SET EXERCISE »
Print exactly the lines from the first one down to the line that contains "(0,0) rectangle (501,1036);", both included, and skip the pictures.

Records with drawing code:
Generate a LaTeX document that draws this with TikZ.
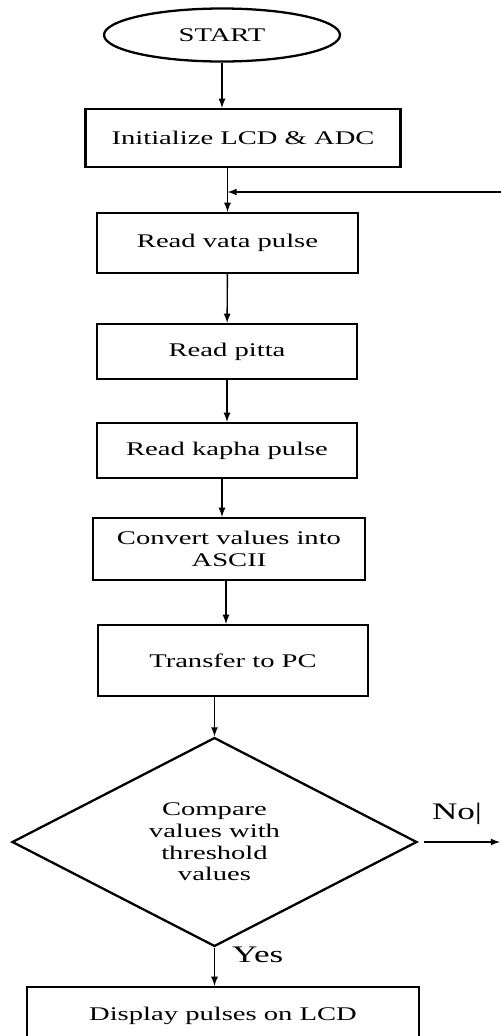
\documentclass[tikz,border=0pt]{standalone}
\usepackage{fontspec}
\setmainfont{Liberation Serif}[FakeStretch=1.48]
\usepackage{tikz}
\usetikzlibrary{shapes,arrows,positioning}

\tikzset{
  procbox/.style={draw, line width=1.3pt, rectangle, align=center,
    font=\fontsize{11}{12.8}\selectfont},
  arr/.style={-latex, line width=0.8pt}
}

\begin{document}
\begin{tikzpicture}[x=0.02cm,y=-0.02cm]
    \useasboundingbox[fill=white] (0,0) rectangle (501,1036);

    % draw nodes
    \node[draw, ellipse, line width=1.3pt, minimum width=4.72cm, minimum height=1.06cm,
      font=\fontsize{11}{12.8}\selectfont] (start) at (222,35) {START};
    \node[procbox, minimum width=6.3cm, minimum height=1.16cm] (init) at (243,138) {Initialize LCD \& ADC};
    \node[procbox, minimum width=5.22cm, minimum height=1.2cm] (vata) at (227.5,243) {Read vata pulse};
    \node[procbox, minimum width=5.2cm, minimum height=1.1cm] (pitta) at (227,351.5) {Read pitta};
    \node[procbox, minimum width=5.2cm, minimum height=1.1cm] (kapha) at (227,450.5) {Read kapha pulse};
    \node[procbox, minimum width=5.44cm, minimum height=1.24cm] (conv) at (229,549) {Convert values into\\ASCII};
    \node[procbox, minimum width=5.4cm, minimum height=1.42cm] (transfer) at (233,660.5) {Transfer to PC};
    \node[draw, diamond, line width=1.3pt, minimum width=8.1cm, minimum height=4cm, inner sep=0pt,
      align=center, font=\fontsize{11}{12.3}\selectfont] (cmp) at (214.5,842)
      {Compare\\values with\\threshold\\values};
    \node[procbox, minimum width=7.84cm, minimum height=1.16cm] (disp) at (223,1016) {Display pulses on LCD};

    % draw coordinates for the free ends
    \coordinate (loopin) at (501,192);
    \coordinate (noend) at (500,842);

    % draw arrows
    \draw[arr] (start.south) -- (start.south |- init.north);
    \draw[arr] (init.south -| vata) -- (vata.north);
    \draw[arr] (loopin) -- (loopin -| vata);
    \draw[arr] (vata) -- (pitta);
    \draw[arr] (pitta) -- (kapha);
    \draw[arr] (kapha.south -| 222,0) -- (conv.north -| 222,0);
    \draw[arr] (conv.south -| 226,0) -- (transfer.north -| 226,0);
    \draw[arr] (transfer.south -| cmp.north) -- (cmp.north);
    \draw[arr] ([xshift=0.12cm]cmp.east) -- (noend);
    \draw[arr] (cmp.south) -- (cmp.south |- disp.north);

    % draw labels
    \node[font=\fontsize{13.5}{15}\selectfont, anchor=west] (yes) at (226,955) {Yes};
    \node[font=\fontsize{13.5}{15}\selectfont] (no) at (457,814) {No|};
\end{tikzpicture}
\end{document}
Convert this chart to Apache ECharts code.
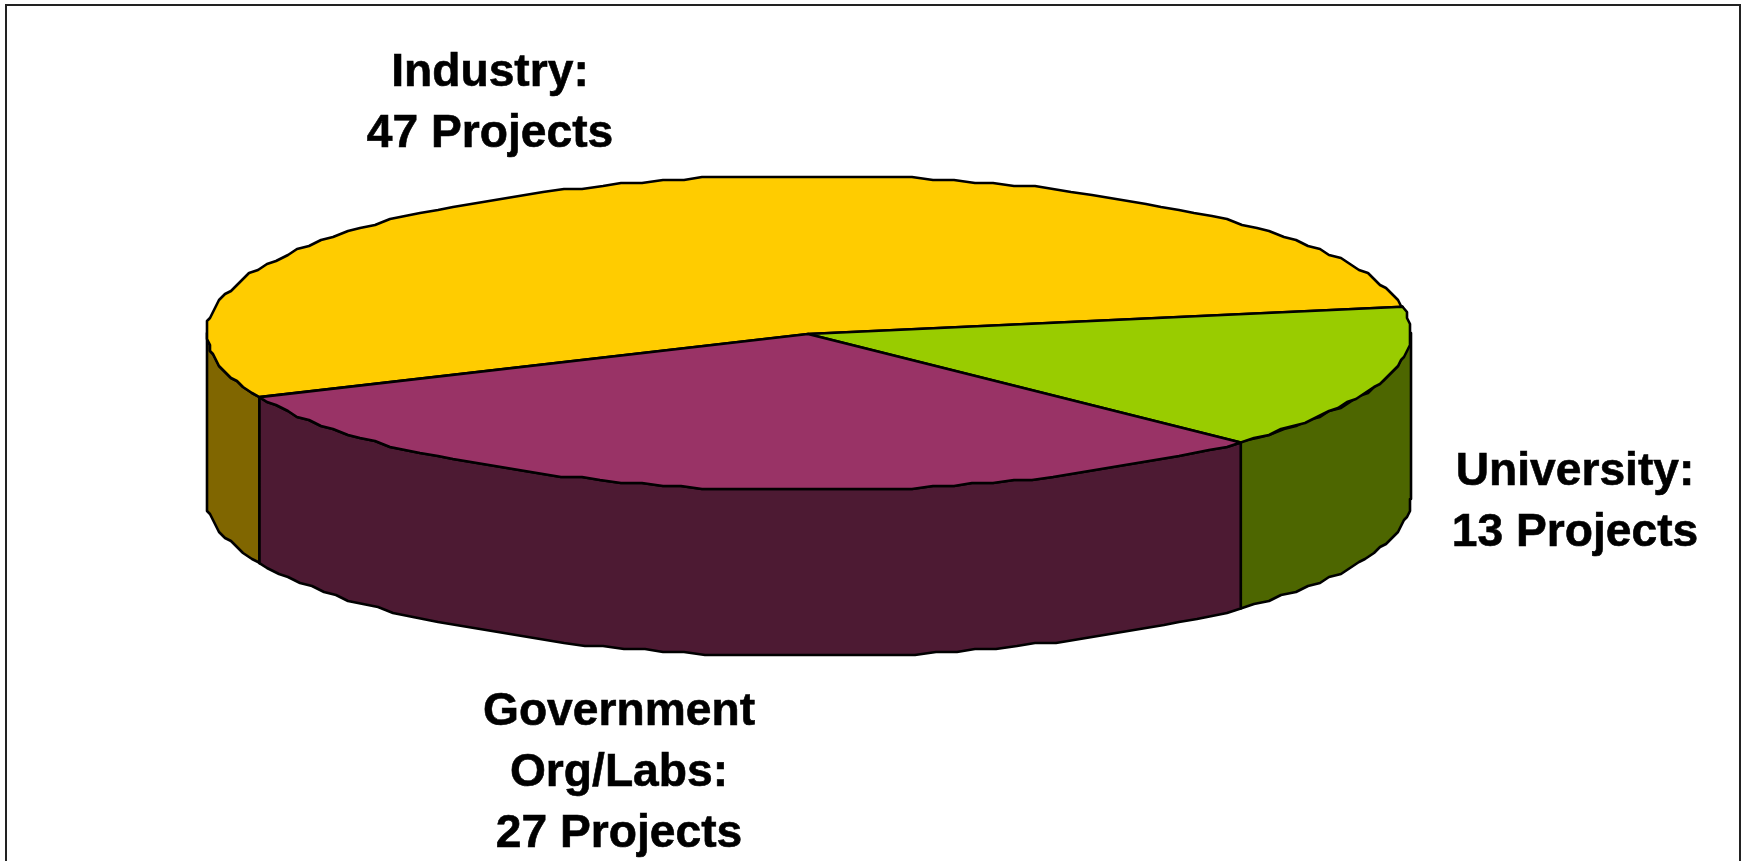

EXPECTED ANSWER »
Generate a LaTeX document that draws this with TikZ.
\documentclass[tikz,border=0pt]{standalone}
\usepackage{fontspec}
\setmainfont{Liberation Serif}[FakeStretch=1.48]
\usepackage{tikz}
\usetikzlibrary{shapes,arrows,positioning}

\tikzset{
  procbox/.style={draw, line width=1.3pt, rectangle, align=center,
    font=\fontsize{11}{12.8}\selectfont},
  arr/.style={-latex, line width=0.8pt}
}

\begin{document}
\begin{tikzpicture}[x=0.02cm,y=-0.02cm]
    \useasboundingbox[fill=white] (0,0) rectangle (501,1036);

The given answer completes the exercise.